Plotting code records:
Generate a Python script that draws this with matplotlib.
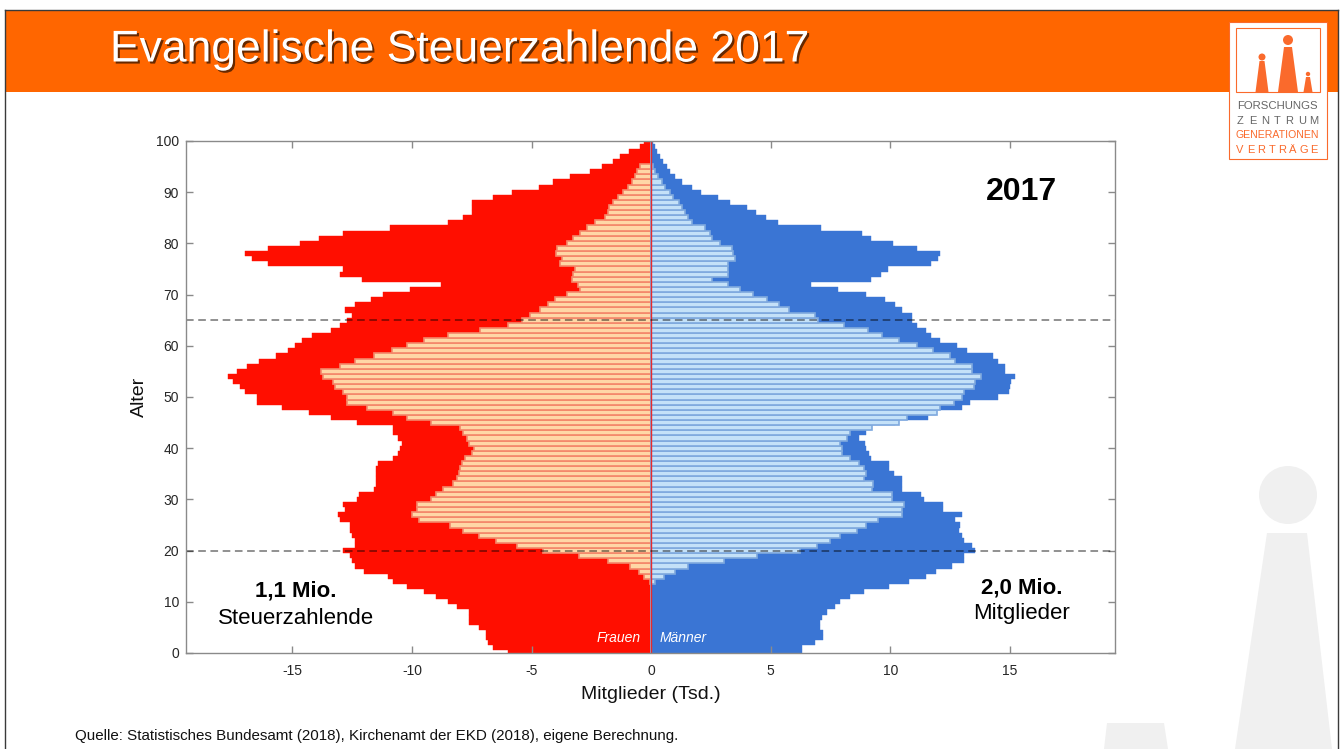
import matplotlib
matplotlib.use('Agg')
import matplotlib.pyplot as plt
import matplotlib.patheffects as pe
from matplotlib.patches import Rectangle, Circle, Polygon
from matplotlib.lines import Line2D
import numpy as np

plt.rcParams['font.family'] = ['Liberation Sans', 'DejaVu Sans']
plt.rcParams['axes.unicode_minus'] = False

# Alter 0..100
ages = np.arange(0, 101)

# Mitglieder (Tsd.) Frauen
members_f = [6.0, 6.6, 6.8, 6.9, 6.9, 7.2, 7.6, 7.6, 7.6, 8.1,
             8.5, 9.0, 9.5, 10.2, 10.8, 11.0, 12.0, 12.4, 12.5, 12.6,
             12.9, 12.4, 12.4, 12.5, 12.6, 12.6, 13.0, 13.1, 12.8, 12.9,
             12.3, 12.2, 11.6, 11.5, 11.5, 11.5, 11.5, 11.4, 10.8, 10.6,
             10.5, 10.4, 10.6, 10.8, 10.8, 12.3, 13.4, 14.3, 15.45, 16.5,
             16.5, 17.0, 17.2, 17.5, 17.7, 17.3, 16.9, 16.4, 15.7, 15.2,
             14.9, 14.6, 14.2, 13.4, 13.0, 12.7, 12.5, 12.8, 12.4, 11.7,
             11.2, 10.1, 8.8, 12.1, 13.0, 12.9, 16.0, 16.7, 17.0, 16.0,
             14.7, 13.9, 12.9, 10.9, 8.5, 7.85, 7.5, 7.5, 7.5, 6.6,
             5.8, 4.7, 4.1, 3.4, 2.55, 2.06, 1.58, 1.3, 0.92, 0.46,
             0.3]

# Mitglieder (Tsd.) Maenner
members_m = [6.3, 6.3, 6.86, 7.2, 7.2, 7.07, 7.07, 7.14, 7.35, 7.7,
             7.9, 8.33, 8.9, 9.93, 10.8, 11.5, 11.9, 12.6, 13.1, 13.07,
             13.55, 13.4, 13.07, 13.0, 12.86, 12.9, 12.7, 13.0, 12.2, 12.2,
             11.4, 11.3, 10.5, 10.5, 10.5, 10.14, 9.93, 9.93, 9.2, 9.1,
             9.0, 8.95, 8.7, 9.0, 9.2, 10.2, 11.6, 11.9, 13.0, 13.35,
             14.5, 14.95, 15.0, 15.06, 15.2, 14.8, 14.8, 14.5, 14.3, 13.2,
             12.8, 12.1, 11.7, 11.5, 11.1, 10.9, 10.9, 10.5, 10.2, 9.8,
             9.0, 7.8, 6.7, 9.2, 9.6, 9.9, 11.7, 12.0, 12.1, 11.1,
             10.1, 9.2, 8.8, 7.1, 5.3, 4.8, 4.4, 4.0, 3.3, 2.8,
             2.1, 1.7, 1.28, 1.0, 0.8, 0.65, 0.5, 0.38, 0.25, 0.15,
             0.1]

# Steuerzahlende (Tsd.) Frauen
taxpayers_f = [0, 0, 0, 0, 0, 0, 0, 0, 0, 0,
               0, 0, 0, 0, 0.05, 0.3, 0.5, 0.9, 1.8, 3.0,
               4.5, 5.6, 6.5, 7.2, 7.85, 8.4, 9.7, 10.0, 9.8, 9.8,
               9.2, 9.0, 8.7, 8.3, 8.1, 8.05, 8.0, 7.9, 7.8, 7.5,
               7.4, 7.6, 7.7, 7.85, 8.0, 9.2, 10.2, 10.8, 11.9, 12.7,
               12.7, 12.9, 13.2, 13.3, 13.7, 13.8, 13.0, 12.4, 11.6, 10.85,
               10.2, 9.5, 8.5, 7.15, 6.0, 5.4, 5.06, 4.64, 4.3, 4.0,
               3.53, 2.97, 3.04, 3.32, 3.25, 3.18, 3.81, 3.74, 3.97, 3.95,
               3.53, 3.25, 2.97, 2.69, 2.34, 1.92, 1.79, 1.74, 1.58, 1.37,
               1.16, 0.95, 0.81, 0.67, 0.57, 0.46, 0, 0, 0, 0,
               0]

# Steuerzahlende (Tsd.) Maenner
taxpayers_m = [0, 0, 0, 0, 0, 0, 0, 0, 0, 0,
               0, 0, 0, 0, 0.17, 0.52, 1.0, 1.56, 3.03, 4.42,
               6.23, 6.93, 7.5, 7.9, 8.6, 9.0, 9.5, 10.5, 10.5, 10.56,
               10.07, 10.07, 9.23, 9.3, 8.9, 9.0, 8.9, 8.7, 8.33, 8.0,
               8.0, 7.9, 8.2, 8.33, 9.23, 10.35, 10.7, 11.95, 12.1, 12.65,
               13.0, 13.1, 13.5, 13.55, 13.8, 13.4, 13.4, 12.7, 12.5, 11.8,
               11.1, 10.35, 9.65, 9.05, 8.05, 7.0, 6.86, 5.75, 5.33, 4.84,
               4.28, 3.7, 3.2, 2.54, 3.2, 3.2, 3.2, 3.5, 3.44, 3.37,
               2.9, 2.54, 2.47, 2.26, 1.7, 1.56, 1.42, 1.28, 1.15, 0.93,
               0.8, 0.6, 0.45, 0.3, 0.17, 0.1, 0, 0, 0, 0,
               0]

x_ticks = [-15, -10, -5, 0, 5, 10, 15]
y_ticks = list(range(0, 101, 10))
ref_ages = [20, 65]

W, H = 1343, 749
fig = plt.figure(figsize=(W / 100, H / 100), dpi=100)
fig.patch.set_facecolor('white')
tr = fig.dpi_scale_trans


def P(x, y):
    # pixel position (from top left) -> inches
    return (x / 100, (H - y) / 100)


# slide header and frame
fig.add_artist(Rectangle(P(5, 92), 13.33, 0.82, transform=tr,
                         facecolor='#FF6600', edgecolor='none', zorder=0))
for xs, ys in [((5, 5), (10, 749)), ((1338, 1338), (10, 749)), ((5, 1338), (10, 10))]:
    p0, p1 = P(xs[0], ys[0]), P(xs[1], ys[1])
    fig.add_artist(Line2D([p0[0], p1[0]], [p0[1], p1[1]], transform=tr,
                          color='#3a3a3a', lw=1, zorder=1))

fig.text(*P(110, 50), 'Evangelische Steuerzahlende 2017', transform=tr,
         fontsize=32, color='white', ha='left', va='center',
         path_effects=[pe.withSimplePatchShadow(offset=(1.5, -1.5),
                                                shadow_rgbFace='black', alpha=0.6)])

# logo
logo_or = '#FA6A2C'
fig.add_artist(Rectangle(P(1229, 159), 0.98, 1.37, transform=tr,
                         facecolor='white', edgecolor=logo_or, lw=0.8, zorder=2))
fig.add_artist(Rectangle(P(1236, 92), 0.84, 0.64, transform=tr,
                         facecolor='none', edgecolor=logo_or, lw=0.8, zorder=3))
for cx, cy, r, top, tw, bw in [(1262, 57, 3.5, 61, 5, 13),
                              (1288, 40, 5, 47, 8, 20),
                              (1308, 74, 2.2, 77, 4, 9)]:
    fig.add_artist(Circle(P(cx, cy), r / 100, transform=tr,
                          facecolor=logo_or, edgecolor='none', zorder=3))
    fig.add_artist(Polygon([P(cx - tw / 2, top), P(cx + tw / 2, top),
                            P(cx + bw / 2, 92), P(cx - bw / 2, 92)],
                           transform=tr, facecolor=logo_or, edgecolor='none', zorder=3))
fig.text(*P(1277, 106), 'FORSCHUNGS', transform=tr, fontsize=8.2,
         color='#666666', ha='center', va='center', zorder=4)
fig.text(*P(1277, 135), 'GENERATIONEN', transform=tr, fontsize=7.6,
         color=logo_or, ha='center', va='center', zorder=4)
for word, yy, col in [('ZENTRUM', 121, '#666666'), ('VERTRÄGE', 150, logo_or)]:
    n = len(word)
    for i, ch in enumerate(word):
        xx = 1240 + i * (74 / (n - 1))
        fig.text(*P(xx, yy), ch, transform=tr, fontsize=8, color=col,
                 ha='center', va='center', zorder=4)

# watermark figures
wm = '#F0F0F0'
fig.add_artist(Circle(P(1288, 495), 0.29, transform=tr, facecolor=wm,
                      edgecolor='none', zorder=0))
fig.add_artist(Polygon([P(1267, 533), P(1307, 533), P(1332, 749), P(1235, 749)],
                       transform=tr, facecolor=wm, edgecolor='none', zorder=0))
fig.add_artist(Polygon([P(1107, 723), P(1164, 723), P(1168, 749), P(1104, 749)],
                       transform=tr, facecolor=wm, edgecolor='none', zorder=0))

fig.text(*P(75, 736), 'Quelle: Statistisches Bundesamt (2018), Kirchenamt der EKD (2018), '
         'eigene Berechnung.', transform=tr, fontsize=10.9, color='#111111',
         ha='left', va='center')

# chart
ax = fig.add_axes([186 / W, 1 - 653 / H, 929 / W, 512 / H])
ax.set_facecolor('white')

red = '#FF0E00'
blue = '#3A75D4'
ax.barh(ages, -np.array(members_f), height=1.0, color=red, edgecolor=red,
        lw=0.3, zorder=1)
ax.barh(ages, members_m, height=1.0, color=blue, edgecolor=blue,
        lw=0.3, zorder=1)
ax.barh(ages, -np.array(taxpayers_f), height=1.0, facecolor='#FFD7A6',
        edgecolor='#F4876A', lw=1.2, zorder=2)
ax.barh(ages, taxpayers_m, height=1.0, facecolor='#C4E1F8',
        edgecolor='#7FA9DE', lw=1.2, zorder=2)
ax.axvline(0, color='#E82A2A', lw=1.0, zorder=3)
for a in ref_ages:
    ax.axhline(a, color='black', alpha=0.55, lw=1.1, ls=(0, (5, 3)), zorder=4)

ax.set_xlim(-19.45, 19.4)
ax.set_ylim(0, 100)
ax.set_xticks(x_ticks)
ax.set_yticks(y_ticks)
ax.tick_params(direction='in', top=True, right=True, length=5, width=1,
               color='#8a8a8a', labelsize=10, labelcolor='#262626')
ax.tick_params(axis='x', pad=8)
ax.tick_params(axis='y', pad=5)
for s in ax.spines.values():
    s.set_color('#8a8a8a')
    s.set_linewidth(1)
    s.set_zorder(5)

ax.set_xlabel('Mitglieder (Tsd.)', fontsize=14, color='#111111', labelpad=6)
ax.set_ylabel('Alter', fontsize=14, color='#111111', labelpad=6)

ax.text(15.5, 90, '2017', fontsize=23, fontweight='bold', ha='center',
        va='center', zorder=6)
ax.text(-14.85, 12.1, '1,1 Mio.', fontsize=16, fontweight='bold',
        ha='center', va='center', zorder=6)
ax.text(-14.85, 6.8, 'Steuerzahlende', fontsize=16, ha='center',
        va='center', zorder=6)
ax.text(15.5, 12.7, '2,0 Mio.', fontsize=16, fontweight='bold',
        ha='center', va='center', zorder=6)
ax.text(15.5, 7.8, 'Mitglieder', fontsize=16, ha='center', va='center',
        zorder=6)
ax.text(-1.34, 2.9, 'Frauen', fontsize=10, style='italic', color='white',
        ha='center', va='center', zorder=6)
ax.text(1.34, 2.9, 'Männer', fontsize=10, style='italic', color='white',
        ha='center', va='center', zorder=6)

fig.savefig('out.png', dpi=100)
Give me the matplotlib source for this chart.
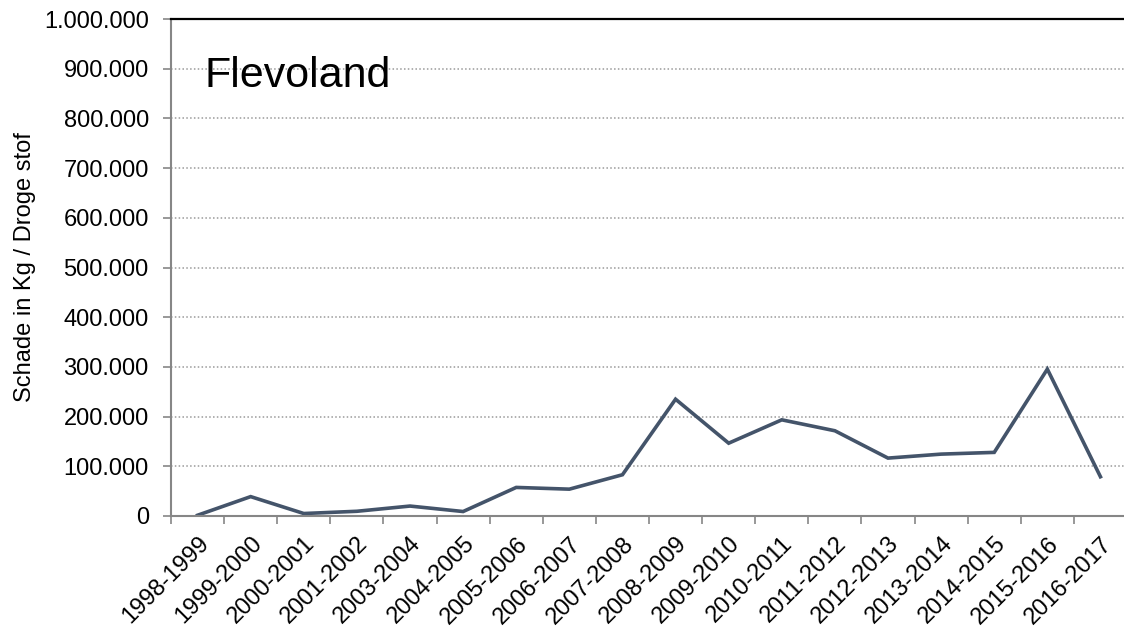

### THE REQUEST
Restate word for word only the lines from where the entries begin through the one with "import numpy as np"; omit the pictures.

### COMPLETED EXERCISE
Generate a Python script that draws this with matplotlib.
import matplotlib
matplotlib.use('Agg')
import matplotlib.pyplot as plt
import matplotlib.patheffects as pe
from matplotlib.patches import Rectangle, Circle, Polygon
from matplotlib.lines import Line2D
import numpy as np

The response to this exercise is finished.